8. Il résulte de tout ce qui précède que M. B...est fondé à soutenir que c'est à tort que, par le jugement attaqué, le Tribunal administratif de la Polynésie française a rejeté sa demande tendant à être indemnisé du préjudice moral résultant de l'illégalité de la décision du 17 avril 2007.
Sur les frais de justice :
9. Il y a lieu, dans les circonstances de l'espèce, de mettre à la charge de l'Etat une somme de 2 000 euros à verser à M. B...au titre de l'article L. 761-1 du code de justice administrative.
DECIDE :
Article 1er : Le jugement du Tribunal administratif de la Polynésie française n° 1600141 du 24 janvier 2017 est annulé.
Article 2 : L'Etat est condamné à verser à M. B...une indemnité de 7 000 (sept mille) euros.
Article 3 : L'Etat versera à M. B...une somme de 2 000 (deux mille) euros en application des dispositions de l'article L. 761-1 du code de justice administrative.
Article 4 : Le surplus des conclusions de la requête est rejeté.
Article 5 : Le présent arrêt sera notifié à M. D...B...et à la ministre auprès du ministre de la transition écologique et solidaire, chargée des transports.

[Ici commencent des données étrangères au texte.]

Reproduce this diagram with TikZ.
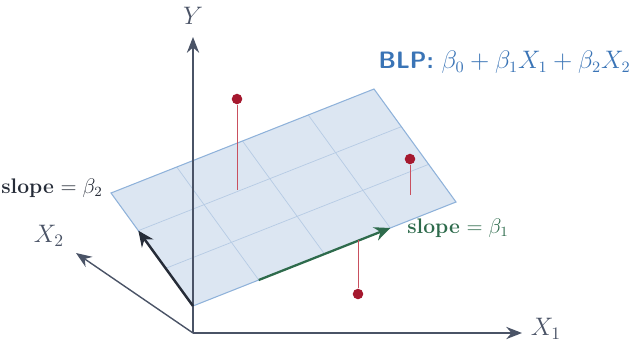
\documentclass[tikz,border=0pt]{standalone}
\usetikzlibrary{arrows.meta,calc}
\definecolor{axisgray}{HTML}{4A5366}
\definecolor{planefill}{HTML}{DCE6F2}
\definecolor{planeedge}{HTML}{8FB2DA}
\definecolor{gridblue}{HTML}{B6CBE4}
\definecolor{blpblue}{HTML}{3A74B6}
\definecolor{slopegreen}{HTML}{2E6B4C}
\definecolor{slopedark}{HTML}{262C38}
\definecolor{pointred}{HTML}{A5182E}
\definecolor{residred}{HTML}{C9505F}
\tikzset{
  axis/.style={draw=axisgray, line width=0.8pt, -{Stealth[length=9pt,width=7pt,inset=3pt]}},
  gridline/.style={draw=gridblue, line width=0.4pt},
  resid/.style={draw=residred, line width=0.5pt},
  obs/.style={circle, fill=pointred, inner sep=0pt, minimum size=6pt},
}
\begin{document}
\begin{tikzpicture}[x=0.02cm,y=-0.02cm]
\useasboundingbox (0,0) rectangle (636,342);
% plane corners
\coordinate (A) at (193,306);
\coordinate (B) at (456,202);
\coordinate (C) at (374,89);
\coordinate (D) at (111,193);
\fill[planefill] (A) -- (B) -- (C) -- (D) -- cycle;
\foreach \t in {0.25,0.5,0.75}
  \draw[gridline] ($(A)!\t!(B)$) -- ($(D)!\t!(C)$);
\foreach \t in {0.3333,0.6667}
  \draw[gridline] ($(A)!\t!(D)$) -- ($(B)!\t!(C)$);
\draw[planeedge, line width=0.6pt] (A) -- (B) -- (C) -- (D) -- cycle;
% axes
\coordinate (O) at (193,333);
\coordinate (Ytip) at (193,37);
\coordinate (X1tip) at (522,333);
\coordinate (X2tip) at (76,253);
\draw[axis] (O) -- (Ytip);
\draw[axis] (O) -- (X1tip);
\draw[axis] (O) -- (X2tip);
\node (ylab) at (193,16) {\Large\color{axisgray}$Y$};
\node (x1lab) at (546,329) {\Large\color{axisgray}$X_1$};
\node (x2lab) at (49,236) {\Large\color{axisgray}$X_2$};
% slopes
\coordinate (g0) at ($(A)!0.25!(B)$);
\coordinate (g1) at ($(A)!0.75!(B)$);
\coordinate (k1) at ($(A)!0.6667!(D)$);
\draw[slopegreen, line width=1.3pt, -{Stealth[length=9pt,width=8pt,inset=3pt]}] (g0) -- (g1);
\draw[slopedark, line width=1.4pt, -{Stealth[length=9pt,width=8pt,inset=3pt]}] (A) -- (k1);
\node[anchor=west, inner sep=0pt, text=slopegreen] (s1) at (407,228) {\large\textbf{slope} $=\beta_1$};
\node[anchor=east, inner sep=0pt, text=slopedark] (s2) at (103,188) {\large\textbf{slope} $=\beta_2$};
\node[anchor=east, inner sep=0pt, text=blpblue] (blp) at (631,62) {\fontsize{13.5}{16}\selectfont\textsf{\textbf{BLP:}} $\beta_0+\beta_1X_1+\beta_2X_2$};
% observations
\node[obs] (p1) at (237,99) {};
\node[obs] (p2) at (410,159) {};
\node[obs] (p3) at (358,294) {};
\coordinate (f1) at (237,190);
\coordinate (f2) at (410,195);
\coordinate (f3) at (358,240);
\draw[resid] (p1) -- (f1);
\draw[resid] (p2) -- (f2);
\draw[resid] (p3) -- (f3);
\end{tikzpicture}
\end{document}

Délibéré après l'audience du 12 mars 2019, à laquelle siégeaient :
- M. Even, président de chambre,
- Mme Hamon, président assesseur,
- Mme d'Argenlieu, premier conseiller.
Lu en audience publique, le 1er avril 2019.
Le rapporteur,
L. d'ARGENLIEU
Le président,
B. EVENLe greffier,
I. BEDR
La République mande et ordonne à la ministre auprès de la ministre de la transition écologique et solidaire, chargée des transports, en ce qui la concerne, ou à tous huissiers de justice à ce requis en ce qui concerne les voies de droit commun contre les parties privées, de pourvoir à l'exécution de la présente décision.